U.S. v. Pendleton, 2009 U.S. Dist. LEXIS 85347 (D. Del. Sept. 18, 2009)
Pendleton was convicted of two sex offenses: one in New Jersey in 1992, and one in Germany in 2006. He was deported to the United States as a result of his conviction in Germany and transferred his probation supervision to the State of Delaware, where he listed a particular ‘mail drop’ address as his resident address. He did not live at that address. With an interesting discussion of the authority of the SORNA final guidelines, the court held that “where a defendant uses an address as a mail drop and repeatedly holds that address out as his legal address, the defendant ‘resides’ at that address for the purposes of 42 U.S.C. §16913(a).”
Ex Parte Harbin, 2009 Tex. Crim. App. LEXIS 1206 (Sept. 16, 2009)
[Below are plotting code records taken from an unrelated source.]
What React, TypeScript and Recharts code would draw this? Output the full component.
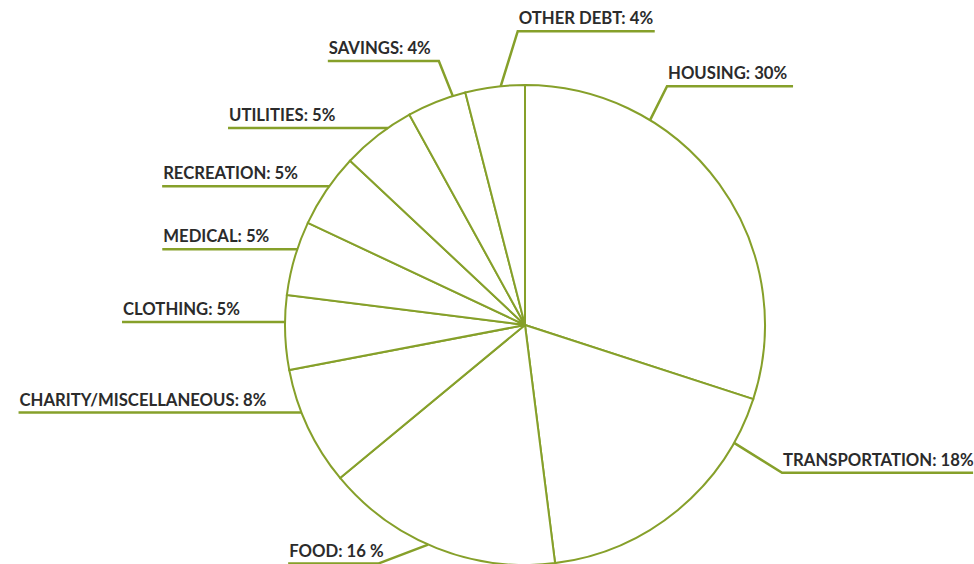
import { PieChart, Pie, Cell } from 'recharts';

const categories = [
  'HOUSING',
  'TRANSPORTATION',
  'FOOD',
  'CHARITY/MISCELLANEOUS',
  'CLOTHING',
  'MEDICAL',
  'RECREATION',
  'UTILITIES',
  'SAVINGS',
  'OTHER DEBT',
];

const shares = [30, 18, 16, 8, 5, 5, 5, 5, 4, 4];

const labelTexts = [
  'HOUSING: 30%',
  'TRANSPORTATION: 18%',
  'FOOD: 16 %',
  'CHARITY/MISCELLANEOUS: 8%',
  'CLOTHING: 5%',
  'MEDICAL: 5%',
  'RECREATION: 5%',
  'UTILITIES: 5%',
  'SAVINGS: 4%',
  'OTHER DEBT: 4%',
];

// leader layout: where it touches the rim (deg clockwise from top),
// elbow offset from that point, then horizontal run (negative = to the left)
const leaders = [
  { deg: 31.4, ex: 17, ey: -34, run: 126 },
  { deg: 119.4, ex: 48, ey: 30, run: 191 },
  { deg: 203.8, ex: -50, ey: 19, run: -90 },
  { deg: 248.6, ex: 0, ey: 0, run: -283 },
  { deg: 270.7, ex: 0, ey: 0, run: -163 },
  { deg: 288.4, ex: 0, ey: 0, run: -135 },
  { deg: 305.3, ex: 0, ey: 0, run: -167 },
  { deg: 325.2, ex: 0, ey: 0, run: -160 },
  { deg: 342.5, ex: -14, ey: -35, run: -111 },
  { deg: 354.2, ex: 17, ey: -55, run: 137 },
];

const data = categories.map((name, i) => ({ name, value: shares[i] }));

const green = '#86a02a';
const ink = '#2b2b2b';

const renderLabel = (props: any) => {
  const { cx, cy, outerRadius, index } = props;
  const l = leaders[index];
  const rad = (l.deg * Math.PI) / 180;
  const ax = cx + outerRadius * Math.sin(rad);
  const ay = cy - outerRadius * Math.cos(rad);
  const bx = ax + l.ex;
  const by = ay + l.ey;
  const endX = bx + l.run;
  const left = Math.min(bx, endX);
  return (
    <g key={`lbl-${index}`}>
      <polyline
        points={`${ax},${ay} ${bx},${by} ${endX},${by}`}
        fill="none"
        stroke={green}
        strokeWidth={2.5}
      />
      <text
        x={left + 1}
        y={by - 7}
        fill={ink}
        fontFamily="Lato, sans-serif"
        fontWeight={700}
        fontSize={16.7}
        textAnchor="start"
      >
        {labelTexts[index]}
      </text>
    </g>
  );
};

export default function App() {
  return (
    <div style={{ position: 'absolute', left: 0, top: 0, width: 974, height: 564, background: '#fff', overflow: 'hidden' }}>
      <PieChart width={974} height={564} margin={{ top: 0, right: 0, bottom: 0, left: 0 }}>
        <Pie
          data={data}
          dataKey="value"
          nameKey="name"
          cx={525}
          cy={325}
          outerRadius={240}
          startAngle={90}
          endAngle={-270}
          stroke={green}
          strokeWidth={2}
          label={renderLabel}
          labelLine={false}
          isAnimationActive={false}
        >
          {data.map((d, i) => (
            <Cell key={`cell-${i}`} fill="#ffffff" />
          ))}
        </Pie>
      </PieChart>
    </div>
  );
}
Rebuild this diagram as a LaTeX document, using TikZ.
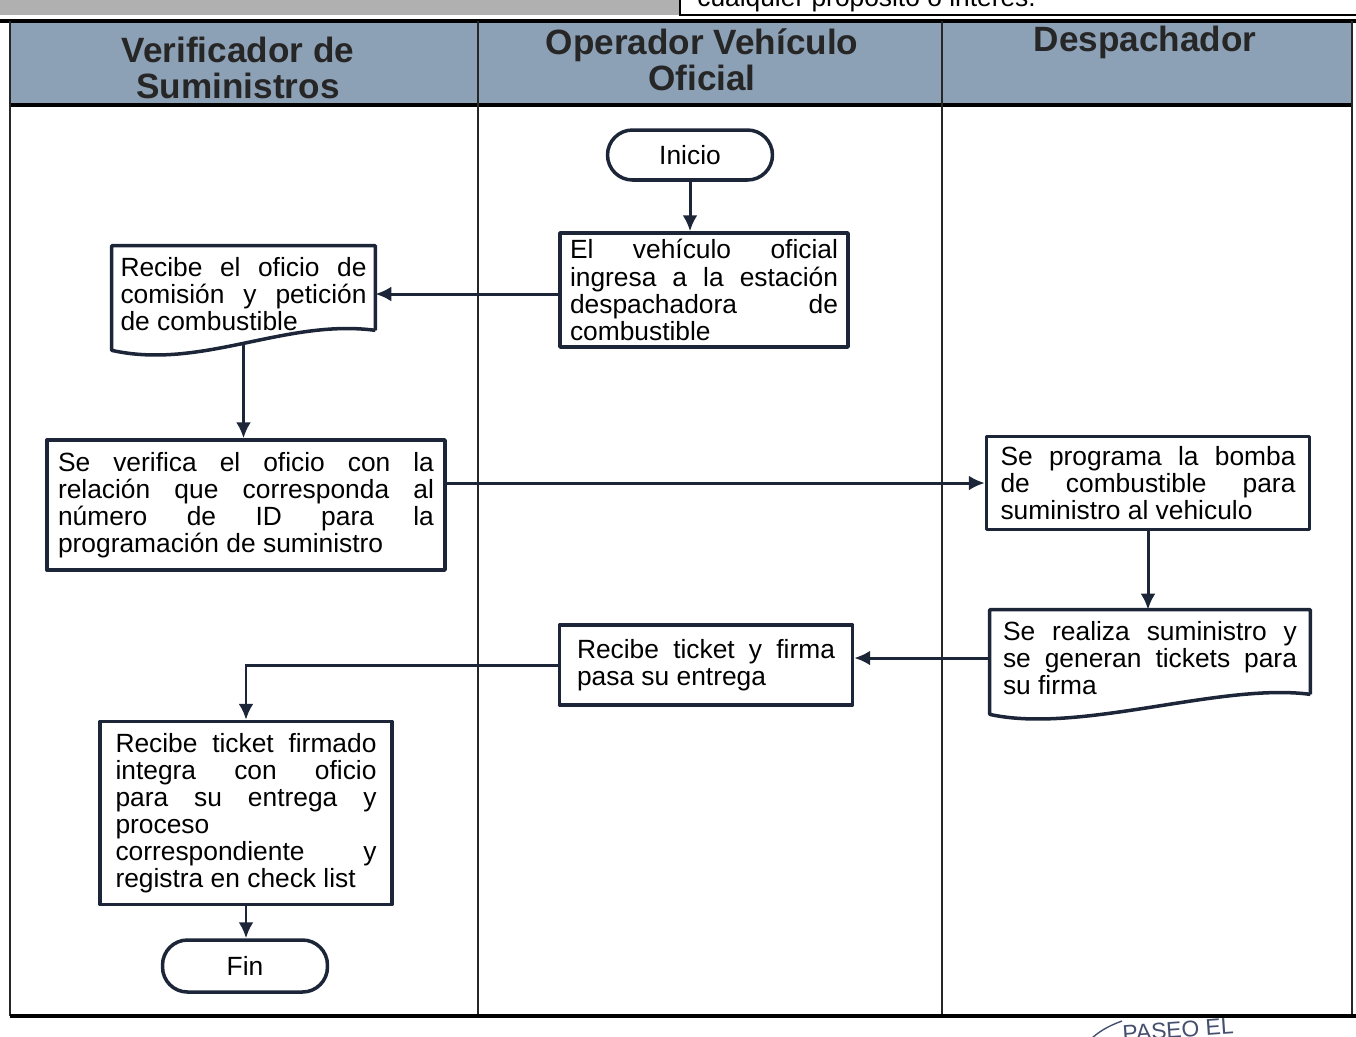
\documentclass[tikz,border=0pt]{standalone}
\usepackage{fontspec}
\setmainfont{Liberation Sans}
\usetikzlibrary{calc,arrows.meta}
\definecolor{lineblue}{RGB}{28,38,56}
\definecolor{headblue}{RGB}{140,160,182}
\definecolor{stripgray}{RGB}{176,176,176}
\definecolor{stampblue}{RGB}{70,80,110}
\newcommand\boxtext{\fontsize{15}{15.4}\selectfont\tolerance=10000\hbadness=10000}
\newcommand\headtext{\fontsize{20}{20.5}\selectfont\bfseries}
% wavy bottom for the document boxes
\def\docoutline(#1){\draw[boxline] ($(#1.south east)+(0,-12)$) -- (#1.north east) -- (#1.north west) -- ($(#1.south west)+(0,8)$) .. controls +(90,20) and +(-90,-12) .. ($(#1.south east)+(0,-12)$);}
\tikzset{
  boxline/.style={line width=2pt, draw=lineblue, line join=round},
  proc/.style={boxline, rectangle, align=justify, inner sep=0pt, font=\boxtext},
  docnode/.style={rectangle, align=justify, inner sep=0pt, font=\boxtext},
  term/.style={boxline, rectangle, rounded corners=0.5cm, inner sep=0pt, font=\boxtext, minimum width=3.3cm},
  flow/.style={line width=1.7pt, draw=lineblue, -{Latex[length=0.32cm,width=0.3cm]}},
  frameline/.style={line width=1.2pt, draw=black!85},
  lanehead/.style={align=center, inner sep=0pt, font=\headtext, text=black!85}
}
\begin{document}
\begin{tikzpicture}[x=0.02cm, y=-0.02cm]
	\useasboundingbox (0,0) rectangle (1356,1036);
	
	%%%%% top strip %%%%%
	\fill[stripgray] (0,-5) rectangle (680,15);
	\draw[line width=0.8pt] (680,-5) -- (680,15) -- (1356,15);
	\node[anchor=base west, inner sep=0pt, font=\boxtext] (nota) at (697,6) {cualquier propósito o interés.};
	
	%%%%% lanes %%%%%
	\fill[headblue] (10,22) rectangle (1352,105);
	\draw[line width=2.4pt] (0,21) -- (1356,21);
	\draw[line width=2.4pt] (10,105) -- (1352,105);
	\draw[frameline] (10,21) -- (10,1016);
	\draw[frameline] (478,21) -- (478,1016);
	\draw[frameline] (942,21) -- (942,1016);
	\draw[frameline] (1352,21) -- (1352,1016);
	\draw[line width=2pt] (10,1016) -- (1356,1016);
	
	\node[lanehead] (hverif) at (238,68) {Verificador de\\Suministros};
	\node[lanehead] (hoper) at (702,60) {Operador Vehículo\\Oficial};
	\node[lanehead] (hdesp) at (1145,42) {Despachador};
	
	%%%%% steps %%%%%
	\node[term, minimum height=1cm] (inicio) at (690,155) {Inicio};
	
	\node[proc, minimum width=5.76cm, minimum height=2.28cm, text width=5.36cm] (ingresa) at (704,290)
		{El vehículo oficial\linebreak ingresa a la estación\linebreak despachadora de\linebreak combustible};
	
	\node[docnode, minimum width=5.26cm, minimum height=1.92cm, text width=4.92cm] (oficio) at (243.5,294)
		{Recibe el oficio de\linebreak comisión y petición\linebreak de combustible};
	\docoutline(oficio)
	
	\node[proc, minimum width=7.96cm, minimum height=2.6cm, text width=7.52cm] (verifica) at (246,505)
		{Se verifica el oficio con la\linebreak relación que corresponda al\linebreak número de ID para la\linebreak programación de suministro};
	
	\node[proc, minimum width=6.46cm, minimum height=1.86cm, text width=5.9cm] (programa) at (1148,483)
		{Se programa la bomba\linebreak de combustible para\linebreak suministro al vehiculo};
	
	\node[docnode, minimum width=6.4cm, minimum height=1.92cm, text width=5.88cm] (realiza) at (1150,658)
		{Se realiza suministro y\linebreak se generan tickets para\linebreak su firma};
	\docoutline(realiza)
	
	\node[proc, minimum width=5.86cm, minimum height=1.6cm, text width=5.16cm] (ticket) at (706,665)
		{Recibe ticket y firma\linebreak pasa su entrega};
	
	\node[proc, minimum width=5.84cm, minimum height=3.66cm, text width=5.22cm] (firmado) at (246,813)
		{Recibe ticket firmado\linebreak integra con oficio\linebreak para su entrega y\linebreak proceso\\ correspondiente y\linebreak registra en check list};
	
	\node[term, minimum height=1.04cm] (fin) at (245,966) {Fin};
	
	%%%%% arrows %%%%%
	\draw[flow] (inicio.south) -- (inicio.south |- ingresa.north);
	\draw[flow] (oficio.east -| ingresa.west) -- (oficio.east);
	\draw[flow] (oficio.south) -- (oficio.south |- verifica.north);
	\draw[flow] (programa.west -| verifica.east) -- (programa.west);
	\draw[flow] (programa.south) -- (programa.south |- realiza.north);
	\draw[flow] (realiza.west) -- (realiza.west -| ticket.east);
	\draw[flow] (ticket.west) -| (firmado.north);
	\draw[flow] (firmado.south) -- (firmado.south |- fin.north);
	
	%%%%% stamp %%%%%
	\draw[stampblue, line width=0.8pt] (1090,1040) .. controls (1098,1032) and (1108,1026) .. (1122,1021);
	\node[rotate=4, text=stampblue, font=\fontsize{13}{13}\selectfont, inner sep=0pt] (sello) at (1178,1030) {PASEO EL};
\end{tikzpicture}
\end{document}
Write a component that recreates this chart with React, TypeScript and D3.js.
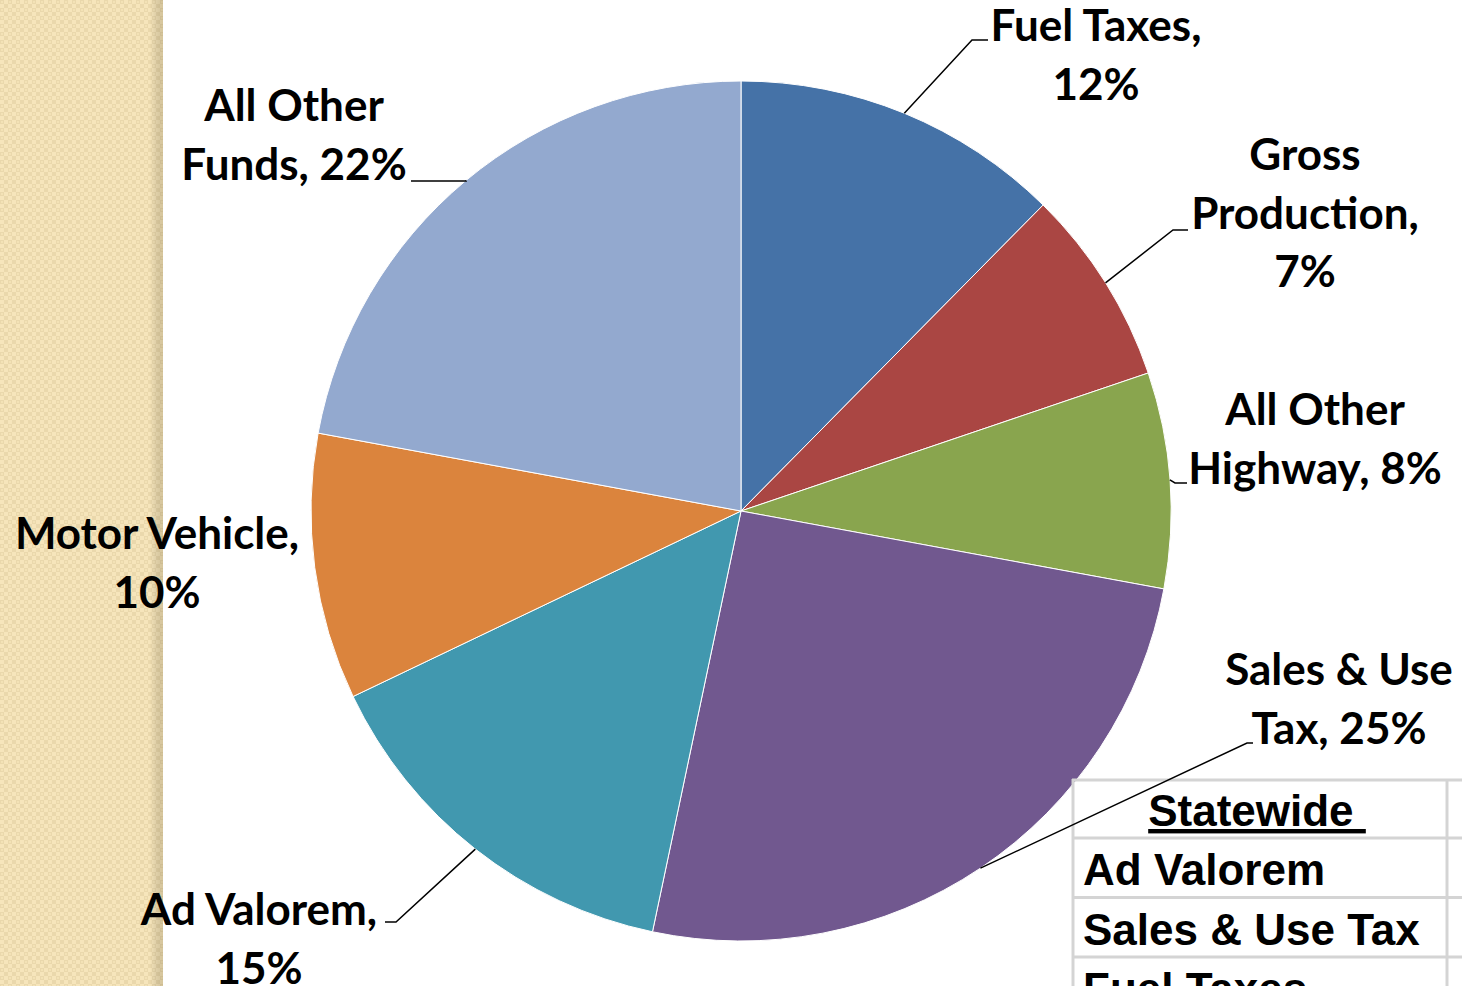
import React from "react";
import * as d3 from "d3";

const categories = [
  "Fuel Taxes",
  "Gross Production",
  "All Other Highway",
  "Sales & Use Tax",
  "Ad Valorem",
  "Motor Vehicle",
  "All Other Funds",
];
const shares = [12.4, 7.4, 8.1, 25.4, 14.6, 10.0, 22.1];
const labelLines = [
  ["Fuel Taxes,", "{p}"],
  ["Gross", "Production,", "{p}"],
  ["All Other", "Highway, {p}"],
  ["Sales & Use", "Tax, {p}"],
  ["Ad Valorem,", "{p}"],
  ["Motor Vehicle,", "{p}"],
  ["All Other", "Funds, {p}"],
];
const tableHeader = "Statewide";
const tableRows = ["Ad Valorem", "Sales & Use Tax", "Fuel Taxes"];

const colors = ["#4572A7", "#AA4643", "#89A54E", "#71588F", "#4198AF", "#DB843D", "#93A9CF"];

// label layout: center x, first baseline y, leader elbow, leader end
const labelLayout = [
  { x: 1096, y: 41, elbow: [972, 40], end: [988, 40] },
  { x: 1305, y: 170, elbow: [1173, 230], end: [1188, 230] },
  { x: 1315, y: 425, elbow: [1175, 483], end: [1187, 483] },
  { x: 1339, y: 685, elbow: [1247, 743], end: [1253, 743] },
  { x: 259, y: 925, elbow: [396, 922], end: [385, 922] },
  { x: 157, y: 549, elbow: null, end: null },
  { x: 294, y: 121, elbow: [466, 181], end: [411, 181] },
];

const W = 1462;
const H = 986;
const cx = 741;
const cy = 511;
const R = 430;
const lineH = 58.5;

export default function App() {
  const pie = d3.pie<number>().sort(null).value((d) => d)(shares);
  const arc = d3.arc<d3.PieArcDatum<number>>().innerRadius(0).outerRadius(R);
  const fmt = (v: number) => `${Math.round(v)}%`;

  return (
    <svg
      width={W}
      height={H}
      style={{ position: "absolute", left: 0, top: 0, display: "block" }}
    >
      <defs>
        <pattern id="chk" width="8" height="8" patternUnits="userSpaceOnUse">
          <rect width="8" height="8" fill="#f6e5bb" />
          <rect x="0" y="0" width="4" height="4" fill="#ead8ac" />
          <rect x="4" y="4" width="4" height="4" fill="#ead8ac" />
          <rect x="1" y="1" width="2" height="2" fill="#f3e2b6" />
        </pattern>
        <linearGradient id="shade" x1="0" x2="1" y1="0" y2="0">
          <stop offset="0" stopColor="#000" stopOpacity="0" />
          <stop offset="1" stopColor="#7a6a40" stopOpacity="0.25" />
        </linearGradient>
      </defs>
      <rect x={0} y={0} width={W} height={H} fill="#fff" />
      <rect x={0} y={0} width={163} height={H} fill="url(#chk)" />
      <rect x={150} y={0} width={13} height={H} fill="url(#shade)" />

      <g transform={`translate(${cx},${cy})`}>
        {pie.map((p, i) => (
          <path key={categories[i]} d={arc(p) || ""} fill={colors[i]} stroke="#fff" strokeWidth={1} />
        ))}
      </g>

      {/* table */}
      <g fontFamily="'Liberation Sans', Arial, sans-serif" fontWeight={700} fontSize={44} fill="#000">
        <text x={1257} y={826} textAnchor="middle" textDecoration="underline">
          {tableHeader + "\u00a0"}
        </text>
        {tableRows.map((r, i) => (
          <text key={r} x={1083} y={885 + i * 59.5}>
            {r}
          </text>
        ))}
        <g stroke="#d4d4d4" strokeWidth={3} fill="none">
          <line x1={1072} y1={780} x2={W} y2={780} />
          {tableRows.map((r, i) => (
            <line key={r} x1={1072} y1={838 + i * 59.5} x2={W} y2={838 + i * 59.5} />
          ))}
          <line x1={1073} y1={779} x2={1073} y2={H} />
          <line x1={1447} y1={779} x2={1447} y2={H} />
        </g>
      </g>

      {/* leaders and labels */}
      {pie.map((p, i) => {
        const L = labelLayout[i];
        const mid = (p.startAngle + p.endAngle) / 2;
        const sx = cx + R * Math.sin(mid);
        const sy = cy - R * Math.cos(mid);
        const lines = labelLines[i].map((s) => s.replace("{p}", fmt(shares[i])));
        return (
          <g key={categories[i]}>
            {L.elbow && L.end && (
              <polyline
                points={`${sx},${sy} ${L.elbow[0]},${L.elbow[1]} ${L.end[0]},${L.end[1]}`}
                fill="none"
                stroke="#000"
                strokeWidth={1.5}
              />
            )}
            <text
              x={L.x}
              y={L.y}
              textAnchor="middle"
              fontFamily="Lato, 'Open Sans', sans-serif"
              fontWeight={700}
              fontSize={44}
              fill="#000"
            >
              {lines.map((s, j) => (
                <tspan key={j} x={L.x} y={L.y + j * lineH}>
                  {s}
                </tspan>
              ))}
            </text>
          </g>
        );
      })}
    </svg>
  );
}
Harbin was convicted of four sex offenses in California, in 1988, 1994, 1995 and 1996. The Texas court held his two convictions for annoying or molesting a child (1994 & 1996) do not require registration in Texas. His other two convictions (lewd and lascivious acts with a child and sexual battery) will require registration.
Kansas v. Coman, 2009 Kan. App. LEXIS 823 (Aug. 28, 2009) (previously discussed here)
Even though bestiality was not an offense specifically listed as requiring registration, it was properly captured under Kansas’ catch-all provision as a “sexually motivated” offense requiring registration.
People v. Luansing, 176 Cal. App. 4th 676 (Aug. 11, 2009)
Where Luansing was convicted of oral copulation with a minor, it was a denial of equal protection to mandate sex offender registration, based on the decision in People v. Hofsheier, 129 P.3d 29 (2006).
People v. Nichols, 176 Cal. App. 4th 428 (2009)
Nichols was required to register as a sex offender and failed to update his resident address information, absconded from parole supervision, and his whereabouts were unknown for 8 months. He was appropriately sentenced to a three-strikes sentence, and it did not violate the 8th Amendment of the U.S. Constitution.